Ok back into sewing this week and I think it’s time to learn about the other machine that some of your may or may not have: the overlocker (or serger if you’re in the USA).


So what is an overlocker?

Basically it’s a big fat sewing machine which uses 3-4 threads and seals the raw edges of fabric. It usually has  a little blade arm which cuts the edge of the fabric as you stitch along it so it makes a really neat perfect edge.

The purpose is to seal edges so they don’t fray but also overlocked seams are neater and more sturdy because they have 2 lines of basic stitching and 4 threads rather than the 2 of a regular machine.

The basic line of stitching that an overlocker creates is 2 regular lines of straight stitch with two other threads which zigzag between them and around front to back. Most of the time overlocking is hidden inside the garment but occasionally you can use an overlocker to create very tight visible stitches on unfolded hems. This is usually done of fabrics like chiffon where hems are a pain in the butt but also for visual effect on others.

Have a look at the inside of one of your dresses, you’ll see thicker seams which are overlocked.

So do you need one?

If you’re planning on selling the clothes you make or want a really professional finish then I think it’s a great tool. It’s not 100% necessary but they are really good to have and I find them to save a lot of time. If you are wanting to save time you can always overlock fabric pieces together rather than edging each and then sewing together. Not technically “correct” in sewing theory but it saves a lot of time and effort!

Overlockers are also more expensive, require more maintenance because they have a lot more moving parts and mechanics.
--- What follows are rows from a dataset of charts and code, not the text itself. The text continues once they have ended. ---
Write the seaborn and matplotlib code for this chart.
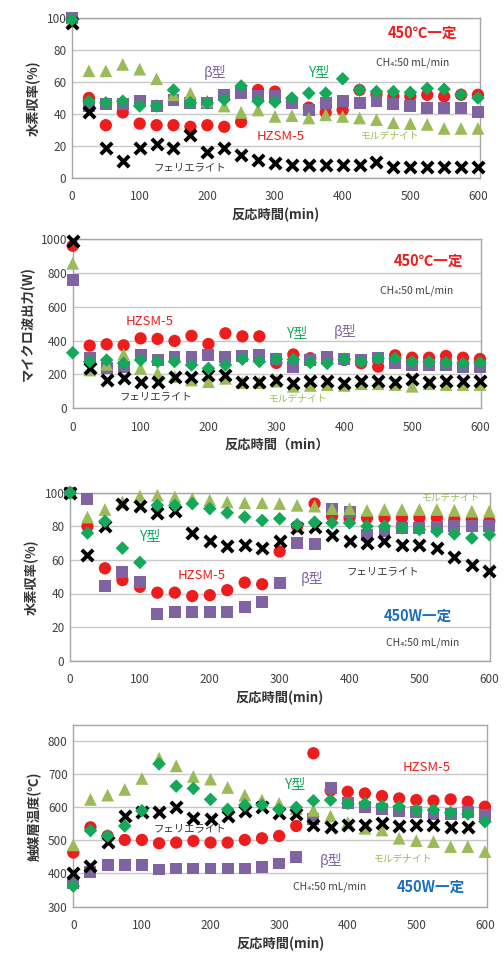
import numpy as np
import pandas as pd
import matplotlib
matplotlib.use("Agg")
import matplotlib.pyplot as plt
import seaborn as sns

sns.set_theme(style="white")
plt.rcParams['font.family'] = ['Noto Sans CJK JP', 'DejaVu Sans']

# ---------------- data ----------------
time_min = [0, 25, 50, 75, 100, 125, 150, 175, 200, 225, 250, 275, 300,
            325, 350, 375, 400, 425, 450, 475, 500, 525, 550, 575, 600]

# Panel 1: 水素収率(%) 450℃一定
p1_hzsm5 = [100, 50, 33, 41, 34, 33, 33, 32, 33, 32, 35, 55, 54, 48, 44, 41, 42.5, 55, 52, 51, 51, 52, 51, 52, 52]
p1_beta = [100, 45, 46, 46, 48, 45, 49, 47, 47, 52, 53, 51, 51, 47, 42.5, 47, 48, 47, 48, 46, 45, 44, 44, 44, 41]
p1_y = [99, 48, 47, 48, 45, 45, 55, 47, 47, 49, 57.5, 48, 47.5, 50, 53, 53, 62, 55, 54, 54, 53.5, 56, 55.5, 52, 50]
p1_fer = [97, 41, 19, 10.5, 19, 21, 19, 27, 16, 19, 14.5, 11.5, 9.5, 8, 8, 8, 8, 8, 10, 7, 7, 7, 7, 7, 7]
p1_mor = [98, 67, 67, 71, 68, 62, 52, 53, 48, 45, 41, 42.5, 38.5, 39, 37.5, 39.5, 38.5, 37.5, 36.5, 34.5, 34, 33.5, 31, 31, 31]

# Panel 2: マイクロ波出力(W) 450℃一定
p2_hzsm5 = [960, 370, 378, 372, 413, 410, 398, 428, 380, 443, 425, 425, 268, 318, 296, 290, 285, 266, 246, 313, 299, 299, 309, 299, 291]
p2_beta = [758, 295, 238, 246, 315, 285, 305, 305, 315, 305, 309, 315, 290, 246, 285, 305, 290, 285, 300, 270, 255, 255, 255, 245, 245]
p2_y = [328, 276, 285, 266, 285, 276, 276, 256, 236, 256, 290, 276, 290, 289, 270, 265, 290, 275, 295, 295, 275, 275, 270, 265, 270]
p2_fer = [990, 240, 167, 177, 157, 157, 187, 187, 197, 197, 157, 157, 167, 150, 160, 160, 150, 160, 160, 155, 175, 155, 160, 160, 160]
p2_mor = [856, 226, 260, 320, 236, 207, 187, 167, 157, 177, 152, 152, 160, 130, 135, 140, 135, 145, 145, 140, 130, 145, 140, 140, 140]

# Panel 3: 水素収率(%) 450W一定
p3_hzsm5 = [100, 80, 55, 48, 44, 40.5, 40.5, 38.5, 39, 42, 46.5, 45.5, 65, 80, 93.5, 86, 85, 85, 85, 85, 85, 85, 84, 84, 83]
p3_beta = [100, 96.5, 44.5, 53, 47, 28, 29, 29, 29, 29, 32, 35, 46.5, 70, 69.5, 90.5, 88.5, 75, 77, 79, 79, 79.5, 80, 80, 80]
p3_y = [100, 76, 83, 67, 58.5, 92.5, 92.5, 93.5, 90.5, 88, 85.5, 83.5, 84.5, 81, 82.5, 82, 82, 80, 80, 79, 78, 77, 75.5, 73, 75]
p3_fer = [100, 63, 80, 93.5, 92, 88, 89, 76, 71, 68.5, 69, 67, 71, 79, 79.5, 75, 71, 70, 71, 69, 69, 67, 62, 57, 53.5]
p3_mor = [100, 85.5, 90, 94.5, 98, 98.5, 97.5, 96.5, 95.5, 94.5, 94, 94, 93.5, 92.5, 92, 90.5, 90.5, 89.5, 90, 90, 90, 90, 89.5, 89, 89]

# Panel 4: 触媒層温度(℃) 450W一定
p4_hzsm5 = [463, 539, 513, 501, 501, 491, 493, 498, 493, 493, 501, 506, 513, 543, 762, 650, 646, 641, 633, 626, 621, 619, 623, 616, 601]
p4_beta = [372, 405, 425, 425, 425, 412, 415, 415, 415, 415, 415, 420, 430, 450, 563, 656, 611, 601, 593, 589, 586, 579, 579, 586, 576]
p4_y = [362, 529, 513, 543, 589, 730, 663, 656, 623, 593, 606, 606, 593, 599, 619, 621, 611, 611, 603, 601, 591, 591, 583, 579, 556]
p4_fer = [400, 422, 496, 573, 586, 586, 601, 566, 563, 573, 589, 601, 581, 579, 546, 539, 546, 546, 551, 543, 546, 546, 539, 541, np.nan]
p4_mor = [486, 623, 636, 653, 686, 747, 724, 692, 684, 659, 636, 621, 611, 595, 590, 573, 553, 536, 531, 506, 499, 496, 481, 481, 466]

catalysts = ["HZSM-5", "β型", "モルデナイト", "Y型", "フェリエライト"]
y_labels = ["水素収率(%)", "マイクロ波出力(W)", "水素収率(%)", "触媒層温度(℃)"]
x_label = "反応時間(min)"
x_ticks = [0, 100, 200, 300, 400, 500, 600]

# ---------------- styles ----------------
RED = "#ee1c1c"
PURPLE = "#8064a2"
GREEN = "#14a85a"
OLIVE = "#9bbb59"
BLACK = "#000000"
BLUE = "#1a6fc0"
style = {
    "HZSM-5": dict(marker="o", color=RED, s=78, z=3),
    "β型": dict(marker="s", color=PURPLE, s=74, z=4),
    "モルデナイト": dict(marker="^", color=OLIVE, s=84, z=5),
    "Y型": dict(marker="D", color=GREEN, s=48, z=6),
    "フェリエライト": dict(marker="x", color=BLACK, s=66, z=5.5),
}

panels = [
    dict(series=[p1_hzsm5, p1_beta, p1_mor, p1_y, p1_fer], ylim=(0, 100), yticks=range(0, 101, 20),
         box=(72, 480, 18, 178), xmax=603),
    dict(series=[p2_hzsm5, p2_beta, p2_mor, p2_y, p2_fer], ylim=(0, 1000), yticks=range(0, 1001, 200),
         box=(72.7, 481, 239, 408.3), xmax=601.5),
    dict(series=[p3_hzsm5, p3_beta, p3_mor, p3_y, p3_fer], ylim=(0, 100), yticks=range(0, 101, 20),
         box=(70, 490, 492.7, 660.7), xmax=601),
    dict(series=[p4_hzsm5, p4_beta, p4_mor, p4_y, p4_fer], ylim=(300, 847), yticks=range(300, 801, 100),
         box=(73.3, 487, 725, 906.7), xmax=603),
]

W, H = 504, 956
fig = plt.figure(figsize=(W / 100, H / 100), dpi=100)

axes = []
for i, p in enumerate(panels):
    l, r, t_, b = p["box"]
    ax = fig.add_axes([l / W, 1 - b / H, (r - l) / W, (b - t_) / H])
    axes.append(ax)
    frames = []
    for name, vals in zip(catalysts, p["series"]):
        frames.append(pd.DataFrame({"time": time_min, "value": vals, "catalyst": name}))
    df = pd.concat(frames, ignore_index=True).dropna()
    for name in catalysts:
        st = style[name]
        sub = df[df["catalyst"] == name]
        if st["marker"] == "x":
            sns.scatterplot(data=sub, x="time", y="value", ax=ax, marker="x", color=st["color"],
                            s=st["s"], linewidth=2.8, zorder=st["z"], clip_on=False, legend=False)
        else:
            sns.scatterplot(data=sub, x="time", y="value", ax=ax, marker=st["marker"], color=st["color"],
                            s=st["s"], edgecolor="none", linewidth=0, zorder=st["z"], clip_on=False,
                            legend=False)
    ax.set_xlim(0, p["xmax"])
    ax.set_ylim(*p["ylim"])
    ax.set_xticks(x_ticks)
    ax.set_yticks(list(p["yticks"]))
    ax.grid(axis="y", color="#c8c8c8", linewidth=1.0, zorder=0)
    ax.set_axisbelow(True)
    for sp in ax.spines.values():
        sp.set_color("#a6a6a6")
        sp.set_linewidth(1.0)
    ax.tick_params(axis="x", direction="out", length=3, color="#a6a6a6", labelsize=8.5,
                   labelcolor="#404040", pad=6)
    ax.tick_params(axis="y", length=0, labelsize=8.5, labelcolor="#404040", pad=4)
    xl = "反応時間（min）" if i == 1 else x_label
    ax.set_xlabel(xl, fontsize=9.5, fontweight="bold", color="#333333", labelpad=3)
    ax.set_ylabel(y_labels[i], fontsize=9.5, fontweight="bold", color="#333333", labelpad=4)

fam = ['Noto Sans CJK JP', 'DejaVu Sans']

def lab(ax, x, y, s, color, size=9, bold=False, z=10, ha="center"):
    ax.text(x, y, s, color=color, fontsize=size, fontweight="bold" if bold else "normal",
            ha=ha, va="center", zorder=z, family=fam)

ax1, ax2, ax3, ax4 = axes
# Panel 1
lab(ax1, 518, 91, "450℃一定", RED, 10.5, True)
lab(ax1, 503, 72, "CH₄:50 mL/min", "#404040", 7.5)
lab(ax1, 212, 66, "β型", PURPLE, 10)
lab(ax1, 364, 66, "Y型", GREEN, 10)
lab(ax1, 308, 26, "HZSM-5", RED, 9.5)
lab(ax1, 470, 26.5, "モルデナイト", OLIVE, 7, z=1)
lab(ax1, 174, 7, "フェリエライト", "#333333", 7.5, z=1)
# Panel 2
lab(ax2, 524, 870, "450℃一定", RED, 10.5, True)
lab(ax2, 507, 693, "CH₄:50 mL/min", "#404040", 7.5)
lab(ax2, 114, 512, "HZSM-5", RED, 9.5)
lab(ax2, 330, 447, "Y型", GREEN, 10)
lab(ax2, 401, 452, "β型", PURPLE, 10)
lab(ax2, 122, 69, "フェリエライト", "#333333", 7.5)
lab(ax2, 332, 61, "モルデナイト", OLIVE, 7)
# Panel 3
lab(ax3, 114, 74, "Y型", GREEN, 10)
lab(ax3, 188, 50.5, "HZSM-5", RED, 9.5)
lab(ax3, 347, 49, "β型", PURPLE, 10)
lab(ax3, 448, 53, "フェリエライト", "#333333", 7.5)
lab(ax3, 545, 97, "モルデナイト", OLIVE, 7, z=1)
lab(ax3, 498, 26.6, "450W一定", BLUE, 10.5, True)
lab(ax3, 505, 10.5, "CH₄:50 mL/min", "#404040", 7.5)
# Panel 4
lab(ax4, 515, 720, "HZSM-5", RED, 9.5)
lab(ax4, 323, 670, "Y型", GREEN, 10)
lab(ax4, 170, 536, "フェリエライト", "#333333", 7.5, z=1)
lab(ax4, 375, 439, "β型", PURPLE, 10)
lab(ax4, 481, 446, "モルデナイト", OLIVE, 7)
lab(ax4, 373, 360, "CH₄:50 mL/min", "#404040", 7.5)
lab(ax4, 521, 360, "450W一定", BLUE, 10.5, True)

fig.savefig("out.png", dpi=100)
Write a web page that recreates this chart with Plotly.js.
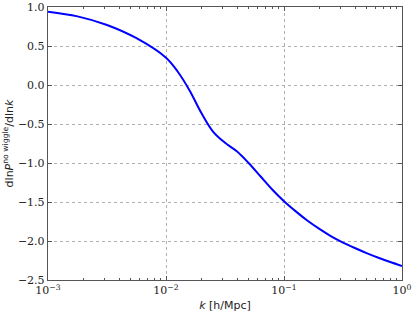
<!DOCTYPE html>
<html><head><meta charset="utf-8">
<script src="https://cdn.plot.ly/plotly-3.0.1.min.js"></script>
<style>html,body{margin:0;padding:0;background:#fff}#chart{width:413px;height:315px}</style>
</head><body><div id="chart"></div>
<script>
const kValues = [0.001, 0.001778, 0.003162, 0.005623, 0.01, 0.012589, 0.015849, 0.019953, 0.025119, 0.031623, 0.039811, 0.050119, 0.063096, 0.079433, 0.1, 0.125893, 0.158489, 0.199526, 0.251189, 0.316228, 0.398107, 0.501187, 0.630957, 0.794328, 1.0];
const slopeValues = [0.94, 0.88, 0.77, 0.60, 0.35, 0.17, -0.07, -0.36, -0.60, -0.74, -0.85, -1.00, -1.17, -1.34, -1.49, -1.62, -1.74, -1.845, -1.94, -2.02, -2.09, -2.155, -2.215, -2.27, -2.32];
const xTickVals = [0.001, 0.01, 0.1, 1];
const xTickText = ['10<sup>\u22123</sup>', '10<sup>\u22122</sup>', '10<sup>\u22121</sup>', '10<sup>0</sup>'];
const yTickVals = [1.0, 0.5, 0.0, -0.5, -1.0, -1.5, -2.0, -2.5];
const yTickText = ['1.0', '0.5', '0.0', '\u22120.5', '\u22121.0', '\u22121.5', '\u22122.0', '\u22122.5'];

const serif = 'DejaVu Serif, Liberation Serif, serif';
const trace = {x: kValues, y: slopeValues, type: 'scatter', mode: 'lines', line: {color: '#0000ff', width: 2, shape: 'spline', smoothing: 1}, hoverinfo: 'skip'};
const layout = {
  width: 413, height: 315,
  margin: {l: 48, r: 11, t: 7, b: 35},
  paper_bgcolor: '#fff', plot_bgcolor: '#fff',
  showlegend: false,
  xaxis: {
    type: 'log', range: [-3, 0],
    tickvals: xTickVals, ticktext: xTickText,
    ticks: 'inside', ticklen: 4, tickcolor: '#555', mirror: 'allticks',
    showline: true, linecolor: '#555', linewidth: 1.2,
    showgrid: true, gridcolor: '#b0b0b0', griddash: 'dot', gridwidth: 1,
    zeroline: false,
    tickfont: {family: serif, size: 11, color: '#222'},
    minor: {dtick: 'D1', ticks: 'inside', ticklen: 2, tickcolor: '#555', showgrid: false},
    title: {text: '<i>k</i> [h/Mpc]', font: {family: 'DejaVu Sans, sans-serif', size: 11, color: '#222'}, standoff: 4}
  },
  yaxis: {
    range: [-2.5, 1.0],
    tickvals: yTickVals, ticktext: yTickText,
    ticks: 'inside', ticklen: 4, tickcolor: '#555', mirror: 'allticks',
    showline: true, linecolor: '#555', linewidth: 1.2,
    showgrid: true, gridcolor: '#b0b0b0', griddash: 'dot', gridwidth: 1,
    zeroline: false,
    tickfont: {family: serif, size: 11, color: '#222'},
    title: {text: 'dln<i>P</i><sup>no wiggle</sup>/dln<i>k</i>', font: {family: 'DejaVu Sans, sans-serif', size: 11, color: '#222'}, standoff: 2}
  }
};
Plotly.newPlot('chart', [trace], layout, {staticPlot: true, displayModeBar: false});
</script></body></html>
They are harder to thread and generally harder to wrap your head around. That said if you put in the initial effort they are totally worth it.

My machine cost around $600 in 2005, it was a birthday gift, it’s a “Lock 1034D” and I haven’t had it serviced it the 8 years I’ve had it (out of cost and laziness). It’s broken a few times since I’ve owned it but each time either James or I have been able to just take it apart and find the issue. Can’t complain!



I’m not really going to go into detail with the mechanics of threading an overlocker because each one is dramatically different but here is how mine works:


Two of the threads are threaded through the two needles like you would a regular machine and then the other two are threaded inside the actual machine and come out under the foot.

Close up it looks something like this:


From the top it looks quite complicated but basically you have 4 spools of thread and then holder clips and tension wheels for each.


On the side there is a handwheel, foot lift, air vent and power button.


And then on the other side there are levers to control the stitches and the cutter.


You machine will probably have completely different levers.


Overlockers usually have a front panel which slides down to reveal the mechanics.


The two underneath threads are threaded through a series of metal loops and little metal pull out pieces which push into place and thread the inside.


Most modern overlockers actually have instructions colour coded on them so you can just follow the numbers to thread it. Be extremely careful when you are threading not to have your foot on the pedal. There are so many moving parts in there which could easily catch fingers!




So really the most important thing to do if you’re considering an overlocker is try them out in store to find one you like the feel of and make sure it comes with really thorough instructions. Most places that sell sewing machine offer free classes so you can get to know your new machine, they are definitely worth checking out if you have the time. My overlocker came with a VHS (which was completely outdated even then) instruction video and in this day and age a lot of companies have specific beginners videos on getting started.

My top tips for working with your machine when you get it:

  • Practice threading… a lot in the beginning, it will save you time later when a thread snaps and you’re half way through an outfit. 
  • Overlockers go a lot faster than sewing machines.
  • Make sure you clean out the insides often. Bits of thread, dust and other crap gets inside the machine easily and it can clog up the mechanic causing more expensive damage. Clean it out regularly to avoid that!
  • Practice on a lot of scrap fabric because the cutting blade can be a bit hard to handle.
  • Practice doing curved edges too, it can be difficult to get the hang of because you have to consider where the blade is.
  • Don’t be put off by how complicated it looks, once you have played around for a while it’s so much fun!